No film blocks 100 percent of UV radiation, but premium films achieve 99 percent rejection or higher. That remaining one percent is negligible for most practical purposes, particularly compared to unfilmed glass, which can allow 70 percent or more of UVA through. The 99 percent figure is now the industry standard benchmark for quality films. Films that cannot confirm this level of UV blocking through independent testing data should be viewed with caution, regardless of how they are marketed or priced.

Does a darker tint always mean better heat rejection and UV protection?

No, and this is one of the most common misconceptions in window tinting. Darkness is a visible light transmission measurement and does not directly determine heat rejection or UV protection performance. A very dark dyed film might block less heat than a light ceramic film. Spectrally selective ceramic films can achieve exceptional heat rejection and UV protection at very high visible light transmission percentages, allowing more light through while blocking far more solar energy than dark basic films. Always compare TSER and UV rejection figures, not just VLT darkness.

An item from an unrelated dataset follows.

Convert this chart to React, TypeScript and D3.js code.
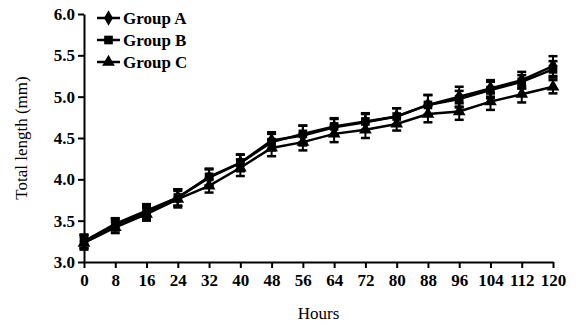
import React, { useEffect, useRef } from "react";
import * as d3 from "d3";

const hours = [0, 8, 16, 24, 32, 40, 48, 56, 64, 72, 80, 88, 96, 104, 112, 120];
const groupA = [3.25, 3.45, 3.6, 3.78, 4.02, 4.2, 4.47, 4.53, 4.63, 4.69, 4.76, 4.9, 5.0, 5.1, 5.2, 5.37];
const groupB = [3.25, 3.46, 3.62, 3.78, 4.03, 4.2, 4.45, 4.55, 4.64, 4.7, 4.76, 4.9, 4.97, 5.08, 5.18, 5.33];
const groupC = [3.23, 3.42, 3.58, 3.76, 3.92, 4.14, 4.38, 4.45, 4.55, 4.6, 4.67, 4.79, 4.82, 4.94, 5.03, 5.12];
const errA = [0.08, 0.07, 0.08, 0.1, 0.1, 0.1, 0.1, 0.12, 0.1, 0.1, 0.1, 0.12, 0.12, 0.1, 0.1, 0.12];
const errB = [0.08, 0.07, 0.08, 0.1, 0.1, 0.1, 0.1, 0.1, 0.1, 0.1, 0.1, 0.12, 0.1, 0.1, 0.08, 0.1];
const errC = [0.08, 0.07, 0.08, 0.1, 0.08, 0.1, 0.1, 0.1, 0.1, 0.1, 0.08, 0.1, 0.1, 0.1, 0.1, 0.08];
const groupNames = ["Group A", "Group B", "Group C"];
const yTicks = [3.0, 3.5, 4.0, 4.5, 5.0, 5.5, 6.0];

const App: React.FC = () => {
  const svgRef = useRef<SVGSVGElement>(null);

  useEffect(() => {
    if (!svgRef.current) return;
    d3.select(svgRef.current).selectAll("*").remove();

    const width = 576;
    const height = 326;
    const margin = { top: 14, right: 23, bottom: 64, left: 84 };
    const font = "'Liberation Serif', 'Times New Roman', serif";

    const svg = d3.select(svgRef.current).attr("width", width).attr("height", height);
    const g = svg.append("g").attr("transform", `translate(${margin.left},${margin.top})`);
    const w = width - margin.left - margin.right;
    const h = height - margin.top - margin.bottom;

    const x = d3.scaleLinear().domain([0, 120]).range([0, w]);
    const y = d3.scaleLinear().domain([3, 6]).range([h, 0]);

    const xAxis = g
      .append("g")
      .attr("transform", `translate(0,${h})`)
      .call(d3.axisBottom(x).tickValues(hours).tickSize(6).tickSizeOuter(0).tickFormat(d3.format("d")));
    const yAxis = g
      .append("g")
      .call(d3.axisLeft(y).tickValues(yTicks).tickSize(6).tickSizeOuter(0).tickFormat(d3.format(".1f")));

    [xAxis, yAxis].forEach((ax) => {
      ax.selectAll("path, line").attr("stroke", "#000").attr("stroke-width", 2);
      ax.selectAll("text")
        .attr("fill", "#000")
        .style("font-family", font)
        .style("font-size", "17px")
        .style("font-weight", "bold");
    });
    xAxis.selectAll("text").attr("dy", "0.9em");
    yAxis.selectAll("text").attr("dy", "0.32em").attr("x", -9);

    svg
      .append("text")
      .attr("x", margin.left + w / 2)
      .attr("y", 319)
      .attr("text-anchor", "middle")
      .style("font-family", font)
      .style("font-size", "17px")
      .text("Hours");

    svg
      .append("text")
      .attr("transform", `translate(27,${margin.top + h / 2}) rotate(-90)`)
      .attr("text-anchor", "middle")
      .style("font-family", font)
      .style("font-size", "17px")
      .text("Total length (mm)");

    const series = [
      { name: groupNames[0], values: groupA, err: errA, symbol: d3.symbolDiamond, size: 70 },
      { name: groupNames[1], values: groupB, err: errB, symbol: d3.symbolSquare, size: 75 },
      { name: groupNames[2], values: groupC, err: errC, symbol: d3.symbolTriangle, size: 70 },
    ];

    const line = d3
      .line<number>()
      .x((_, i) => x(hours[i]))
      .y((d) => y(d));

    series.forEach((s) => {
      const sg = g.append("g");
      sg.append("path")
        .attr("d", line(s.values))
        .attr("fill", "none")
        .attr("stroke", "#000")
        .attr("stroke-width", 2.5);

      s.values.forEach((v, i) => {
        const cx = x(hours[i]);
        const e = s.err[i];
        sg.append("line")
          .attr("x1", cx).attr("x2", cx)
          .attr("y1", y(v - e)).attr("y2", y(v + e))
          .attr("stroke", "#000").attr("stroke-width", 2);
        [v - e, v + e].forEach((cv) => {
          sg.append("line")
            .attr("x1", cx - 4.5).attr("x2", cx + 4.5)
            .attr("y1", y(cv)).attr("y2", y(cv))
            .attr("stroke", "#000").attr("stroke-width", 2.5);
        });
        sg.append("path")
          .attr("d", d3.symbol().type(s.symbol).size(s.size)())
          .attr("transform", `translate(${cx},${y(v)})`)
          .attr("fill", "#000");
      });
    });

    // legend
    const legend = svg.append("g").attr("transform", "translate(97,18)");
    series.forEach((s, i) => {
      const row = legend.append("g").attr("transform", `translate(0,${i * 22})`);
      row.append("line").attr("x1", 0).attr("x2", 23).attr("y1", 0).attr("y2", 0)
        .attr("stroke", "#000").attr("stroke-width", 2.5);
      row.append("path")
        .attr("d", d3.symbol().type(s.symbol).size(s.size)())
        .attr("transform", "translate(11.5,0)")
        .attr("fill", "#000");
      row.append("text")
        .attr("x", 26)
        .attr("y", 0)
        .attr("dy", "0.35em")
        .style("font-family", font)
        .style("font-size", "17px")
        .style("font-weight", "bold")
        .text(s.name);
    });
  }, []);

  return <svg ref={svgRef} style={{ position: "absolute", left: 0, top: 0 }} />;
};

export default App;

Is window tinting for UV protection different from what you can get from regular car glass?

Standard laminated windscreens do block most UVB radiation because of how laminated glass is constructed. However, side windows in most vehicles are tempered glass, not laminated, and they allow substantial UVA transmission. Rear windows vary by vehicle. Aftermarket UV blocking window film addresses this gap by adding a consistent UV barrier across all glass surfaces. The Australian Radiation Protection and Nuclear Safety Agency acknowledges that regular glass provides only partial UV protection, making additional film a meaningful supplement for regular drivers.

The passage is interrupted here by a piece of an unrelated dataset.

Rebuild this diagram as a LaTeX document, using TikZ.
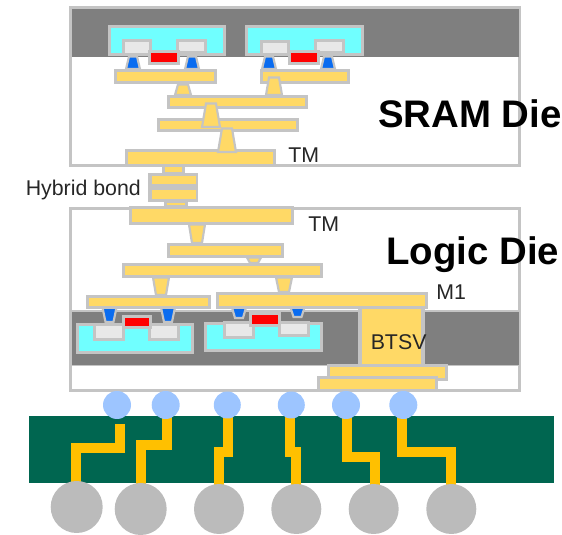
\documentclass[tikz,border=0pt]{standalone}
\usepackage{fontspec}
\setmainfont{Liberation Sans}
\definecolor{gold}{HTML}{FFD966}
\definecolor{edgeg}{HTML}{C4C4C4}
\definecolor{band}{HTML}{7F7F7F}
\definecolor{wellc}{HTML}{70FFFF}
\definecolor{cellc}{HTML}{E8E8E8}
\definecolor{viab}{HTML}{0A6CF0}
\definecolor{ballb}{HTML}{9DC5FF}
\definecolor{pcb}{HTML}{006650}
\definecolor{trace}{HTML}{FFC000}
\definecolor{ballg}{HTML}{BBBBBB}
\definecolor{txt}{HTML}{262626}
\tikzset{
  metal/.style={draw=edgeg,fill=gold,line width=2.4pt},
  diebox/.style={draw=edgeg,fill=white,line width=2.4pt},
  wellbox/.style={draw=edgeg,fill=wellc,line width=2.4pt},
  cellbox/.style={draw=edgeg,fill=cellc,line width=2.4pt},
  redbox/.style={draw=edgeg,fill=red,line width=2.4pt},
  bluevia/.style={draw=edgeg,fill=viab,line width=1.6pt},
  goldvia/.style={draw=edgeg,fill=gold,line width=1.6pt},
  traceline/.style={draw=trace,line width=7.5pt},
  bump/.style={circle,fill=ballb,inner sep=0pt,minimum size=#1*0.75pt},
  sball/.style={circle,fill=ballg,inner sep=0pt,minimum size=#1*0.75pt},
  thinlabel/.style={font=\fontsize{16}{16}\selectfont,text=txt,inner sep=0pt},
  dielabel/.style={font=\fontsize{28.8}{28.8}\selectfont\bfseries,text=black,inner sep=0pt,anchor=west}
}
\newcommand{\pbox}[5]{\draw[#1] (#2+1.5,#3+1.5) rectangle (#4-1.5,#5-1.5);}
\newcommand{\pvia}[6]{\draw[#1] (#2-#5,#3+1.5) -- (#2+#5,#3+1.5) -- (#2+#6,#4-1) -- (#2-#6,#4-1) -- cycle;}
\begin{document}
\begin{tikzpicture}[x=0.75pt,y=-0.75pt]
\useasboundingbox (0,0) rectangle (562,535);
% ---- SRAM die
\pbox{diebox}{69}{6}{521}{167}
\fill[band] (72,9) rectangle (519,57);
\pbox{wellbox}{108}{25}{226}{56}
\pbox{wellbox}{245}{25}{364}{56}
\pvia{bluevia}{133}{55}{70}{4}{7}
\pvia{bluevia}{192}{55}{70}{4}{7}
\pvia{bluevia}{269}{55}{70}{4}{7}
\pvia{bluevia}{328}{55}{70}{4}{7}
\pbox{cellbox}{122}{39}{152}{56}
\pbox{cellbox}{176}{39}{207}{54}
\pbox{cellbox}{260}{40}{290}{56}
\pbox{cellbox}{314}{39}{345}{54}
\pbox{redbox}{148}{50}{180}{65}
\pbox{redbox}{288}{50}{320}{65}
\pbox{metal}{114}{69}{217}{84}
\pbox{metal}{260}{69}{350}{84}
\pvia{goldvia}{183}{83}{96}{5}{8}
\pvia{goldvia}{274}{76}{96}{5}{8}
\pbox{metal}{167}{95}{308}{109}
\pbox{metal}{157}{118}{299}{132}
\pvia{goldvia}{211}{102}{128}{5}{9}
\pbox{metal}{125}{149}{276}{167}
\pvia{goldvia}{227}{127}{153}{5}{9}
% ---- hybrid bond
\pbox{metal}{162}{164}{185}{175}
\pbox{metal}{164}{200}{188}{208}
\fill[edgeg] (148,173) rectangle (198,202);
\fill[gold] (151.5,176.5) rectangle (195.5,184);
\fill[gold] (151.5,190) rectangle (195.5,199);
% ---- logic die
\pbox{diebox}{69}{207}{521}{392}
\fill[band] (72,311.5) rectangle (519,365);
\draw[edgeg,line width=0.8pt] (72,311) -- (519,311);
\draw[edgeg,line width=0.8pt] (72,365.5) -- (519,365.5);
\pbox{wellbox}{76}{323}{194}{354}
\pbox{wellbox}{204}{322}{323}{352}
\pbox{cellbox}{93}{323}{125}{341}
\pbox{cellbox}{148}{323}{180}{341}
\pbox{cellbox}{223}{321}{255}{339}
\pbox{cellbox}{278}{321}{310}{337}
\pbox{redbox}{122}{315}{152}{329}
\pbox{redbox}{249}{312}{281}{327}
\fill[gold] (361,306) rectangle (422,364);
\draw[edgeg,line width=2.4pt] (360,306) -- (360,365) (423,306) -- (423,365);
\pvia{bluevia}{109.5}{306}{323}{7}{4}
\pvia{bluevia}{168}{306}{323}{7}{4}
\pvia{bluevia}{239}{306}{319}{7}{4}
\pvia{bluevia}{297.5}{306}{318}{7}{4}
\pvia{goldvia}{197}{223}{244}{8}{5}
\pbox{metal}{129}{206}{294}{225}
\pbox{metal}{167}{243}{284}{258}
\pvia{goldvia}{254}{256}{264}{7}{4}
\pbox{metal}{122}{263}{323}{278}
\pvia{goldvia}{161}{276}{296}{8}{5}
\pvia{goldvia}{284}{276}{293}{8}{5}
\pbox{metal}{86}{295}{211}{309}
\pbox{metal}{216}{292}{428}{309}
\pbox{metal}{327}{364}{448}{381}
\pbox{metal}{317}{376}{438}{392}
% ---- package substrate
\fill[pcb] (28.5,416) rectangle (554,483.5);
\draw[traceline] (120,424) -- (120,448.5) -- (75.7,448.5) -- (75.7,486);
\draw[traceline] (166.7,415) -- (166.7,445) -- (141.3,445) -- (141.3,486);
\draw[traceline] (227.7,415) -- (227.7,451.7) -- (218.7,451.7) -- (218.7,486);
\draw[traceline] (290,415) -- (290,451.7) -- (295.5,451.7) -- (295.5,486);
\draw[traceline] (347,415) -- (347,456.7) -- (375,456.7) -- (375,486);
\draw[traceline] (402,415) -- (402,451.7) -- (451,451.7) -- (451,486);
\node[bump=28] (b1) at (117,405) {};
\node[bump=28] (b2) at (165.7,405) {};
\node[bump=27] (b3) at (227.3,405) {};
\node[bump=27] (b4) at (291.3,405) {};
\node[bump=28] (b5) at (346,405) {};
\node[bump=28] (b6) at (403.3,405) {};
\node[sball=52] (s1) at (76.7,507) {};
\node[sball=52] (s2) at (140.7,509) {};
\node[sball=50] (s3) at (219,509) {};
\node[sball=50] (s4) at (296.3,509) {};
\node[sball=50] (s5) at (373.7,509) {};
\node[sball=50] (s6) at (451.3,509) {};
% ---- labels
\node[thinlabel,anchor=west] (tm1) at (288,155.5) {TM};
\node[thinlabel,anchor=west] (hb) at (25.5,190) {Hybrid bond};
\node[thinlabel,anchor=west] (tm2) at (308,224.5) {TM};
\node[thinlabel,anchor=west] (m1) at (436,292.5) {M1};
\node[thinlabel,anchor=west] (btsv) at (370.5,342) {BTSV};
\node[dielabel] (sram) at (378,113.5) {SRAM Die};
\node[dielabel] (logic) at (386,255) {Logic Die};
\end{tikzpicture}
\end{document}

How does heat rejection in window tinting relate to other forms of vehicle protection?

Window tinting for heat rejection and UV protection works in parallel with other vehicle protection measures. Paint protection treatments shield the exterior from environmental damage, while window tinting protects the interior from UV degradation and thermal stress. A car that has both exterior paint protection and quality window tinting will maintain its condition significantly better than one with neither. Interior surfaces that are shielded from UV last longer, look better, and contribute to higher resale values. These systems are complementary rather than alternatives to each other.

The Bottom Line on Heat Rejection and UV Protection

Heat rejection and UV protection are the core functional reasons to invest in quality window tinting, well beyond aesthetics or privacy. The right film keeps your cabin cooler, blocks the radiation that fades your interior, and provides meaningful protection for drivers and passengers exposed to Australia’s intense sun over years of driving.

Choosing a film based on verified TSER, UV rejection, and infrared heat rejection figures, rather than just darkness or price, is the single biggest decision you can make to get real performance. Ceramic films lead the market for good reason, and pairing them with a skilled installer ensures the results hold up over time.

Heat rejection and UV protection are not optional extras in an Australian climate. They are the baseline performance standard your window tint should be measured against, every time.